Mémoires de la comtesse de Boigne (1921)/Tome IV/VIII/Avant-propos

Émile-Paul Frères, Éditeurs (Tome iv
Fragments.
p. 1-3).


AVANT-PROPOS


Cette huitième partie a été écrite avant les sept précédentes, et lorsque je ne pensais nullement à me créer une distraction de ce genre. Ayant conduit mon récit jusqu’à l’époque de la révolution de 1830, j’ai voulu lire ces cahiers afin d’en tirer le sujet d’un dernier chapitre ; mais, après réflexion, je me suis décidée à les laisser tels qu’ils sont.

Je ne m’aveugle pas sur leurs défauts. Si je n’ai pas suffisamment de talent pour les éviter, j’ai assez d’intelligence pour les sentir. Le style est lâche ; il y a des longueurs infinies.

Mais je ne réussirais probablement pas à corriger ce qui tient à l’ignorance du métier d’écrire et je craindrais de faire perdre à cette narration un mérite (qu’on me passe ce mot ambitieux) que je ne puis m’empêcher de lui reconnaître, c’est de m’avoir reportée aux événements et si vivement rappelé mes impressions du moment que j’ai pour ainsi dire revécu les journées de Juillet avec toutes leurs craintes, toutes leurs anxiétés, mais aussi toutes leurs espérances, toutes leurs illusions.

La relation d’aussi grandes scènes doit, je crois, porter principalement le caractère de la sincérité, et souvent un futile détail d’intérieur donne ce cachet d’actualité qu’il me semble y reconnaître.

En cherchant à émonder cette narration de ce qui me paraît maintenant inutile, je ne serais pas sûre d’avoir la main assez habile pour ne pas retrancher précisément ce qui lui donne le coloris de la vérité. D’ailleurs, les événements sont trop importants par eux-mêmes pour laisser le loisir de chercher autre chose qu’un historien fidèle.

D’autre part, je craindrais, en remaniant ces pages, de ne plus montrer les journées de Juillet sous l’aspect où elles se présentaient à l’époque même. Nous éprouvons aujourd’hui les difficultés inhérentes à une révolution dirigée contre l’état social tout entier. Nous sommes assourdis par les sifflements des serpents qui en sont nés. J’aurais peine à ne pas chercher sous les pavés de Paris la fange dans laquelle ils sont éclos, et je ne serais pas alors le chroniqueur exact des impressions fournies par ces premiers moments.
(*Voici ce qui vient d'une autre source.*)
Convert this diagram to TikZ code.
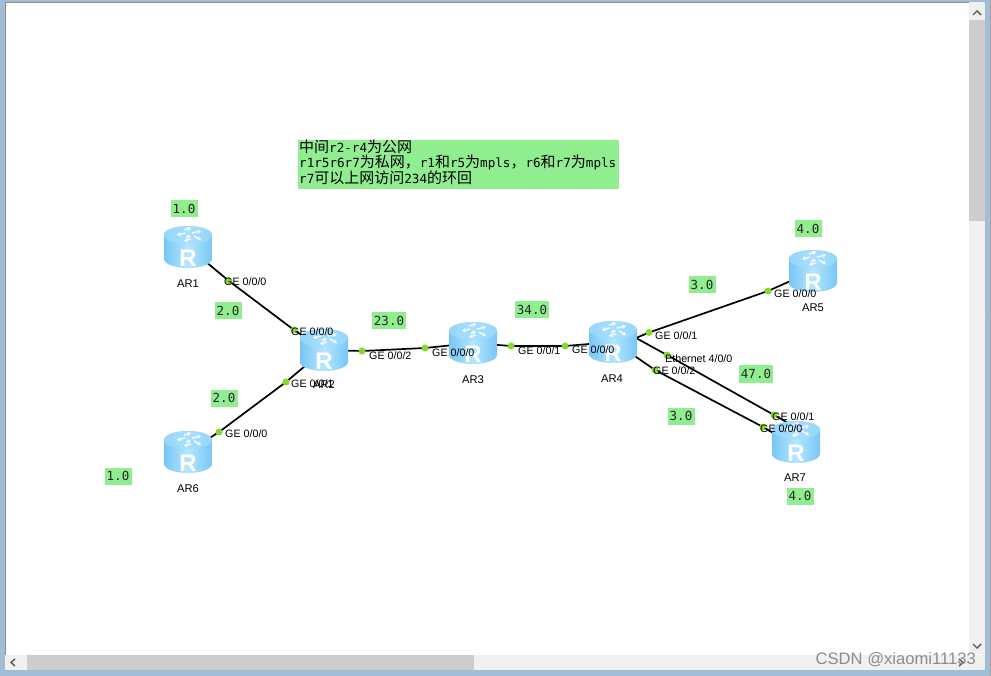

Dans tout le cours de ces récits, j’ai cherché à me garer de présenter les événements tels que la suite les a fait juger et à les montrer sous l’aspect où on les envisageait dans le moment même.
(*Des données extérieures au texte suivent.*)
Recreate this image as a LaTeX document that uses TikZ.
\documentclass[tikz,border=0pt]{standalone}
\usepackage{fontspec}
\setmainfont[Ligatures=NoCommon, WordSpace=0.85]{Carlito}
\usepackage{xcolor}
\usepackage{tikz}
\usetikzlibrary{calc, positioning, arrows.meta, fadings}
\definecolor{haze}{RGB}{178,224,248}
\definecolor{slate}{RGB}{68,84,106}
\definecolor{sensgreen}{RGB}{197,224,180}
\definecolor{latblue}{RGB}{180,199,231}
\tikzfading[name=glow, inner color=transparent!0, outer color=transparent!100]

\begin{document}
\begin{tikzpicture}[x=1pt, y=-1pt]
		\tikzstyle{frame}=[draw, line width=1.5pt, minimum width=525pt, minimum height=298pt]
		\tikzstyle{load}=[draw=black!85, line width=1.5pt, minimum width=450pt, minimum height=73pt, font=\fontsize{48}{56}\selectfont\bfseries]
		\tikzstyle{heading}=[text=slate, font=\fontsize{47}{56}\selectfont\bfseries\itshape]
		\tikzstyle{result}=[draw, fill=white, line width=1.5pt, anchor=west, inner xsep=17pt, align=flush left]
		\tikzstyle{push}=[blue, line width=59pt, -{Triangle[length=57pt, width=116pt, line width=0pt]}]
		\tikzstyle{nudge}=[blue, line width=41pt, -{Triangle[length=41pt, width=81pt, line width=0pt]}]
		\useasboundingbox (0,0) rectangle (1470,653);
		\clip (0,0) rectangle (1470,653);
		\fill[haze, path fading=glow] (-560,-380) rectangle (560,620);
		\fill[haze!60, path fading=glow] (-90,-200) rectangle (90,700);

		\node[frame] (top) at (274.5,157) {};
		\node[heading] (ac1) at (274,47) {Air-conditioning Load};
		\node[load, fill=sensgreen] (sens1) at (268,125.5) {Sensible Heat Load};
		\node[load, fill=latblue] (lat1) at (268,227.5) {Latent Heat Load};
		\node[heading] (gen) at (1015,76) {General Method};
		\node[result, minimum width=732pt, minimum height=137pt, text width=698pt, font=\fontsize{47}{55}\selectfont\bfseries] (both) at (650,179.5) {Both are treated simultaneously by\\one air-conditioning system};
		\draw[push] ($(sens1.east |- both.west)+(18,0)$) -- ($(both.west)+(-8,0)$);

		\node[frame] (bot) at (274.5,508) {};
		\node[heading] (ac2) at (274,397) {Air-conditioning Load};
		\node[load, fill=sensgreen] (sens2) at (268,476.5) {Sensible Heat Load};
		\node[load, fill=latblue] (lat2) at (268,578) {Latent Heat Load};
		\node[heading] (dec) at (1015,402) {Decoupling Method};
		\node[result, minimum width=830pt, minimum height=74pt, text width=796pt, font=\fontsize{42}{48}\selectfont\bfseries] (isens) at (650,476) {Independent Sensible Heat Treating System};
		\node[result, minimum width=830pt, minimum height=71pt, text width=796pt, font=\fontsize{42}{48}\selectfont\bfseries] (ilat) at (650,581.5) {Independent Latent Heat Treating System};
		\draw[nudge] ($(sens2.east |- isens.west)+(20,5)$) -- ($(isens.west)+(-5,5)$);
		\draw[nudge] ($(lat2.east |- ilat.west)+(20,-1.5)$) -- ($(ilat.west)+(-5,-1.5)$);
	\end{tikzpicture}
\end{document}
Je veux garder la même impartialité pour la révolution de Juillet.

Là, se termine ma tâche.

Jusqu’ici, j’ai raconté ce que j’ai aperçu du parterre. Depuis 1830, je me suis trouvée placée dans les coulisses ; et la multitude des fils qui se sont remués devant moi me permettrait difficilement de faire un choix, plus difficilement de conserver l’impartialité à laquelle je prétends.

La sincérité prendrait parfois le caractère de la révélation. On peut raconter ce qu’on a vu ou deviné, voire même ce qu’on vous a dit, jamais ce qu’on vous a confié. Je m’arrête donc à l’époque de juillet 1830.

Peut-être l’habitude que j’ai prise de griffonner me portera-t-elle à jeter sur le papier quelques notes sur des faits particuliers ; mais ce n’est pas mon intention en ce moment.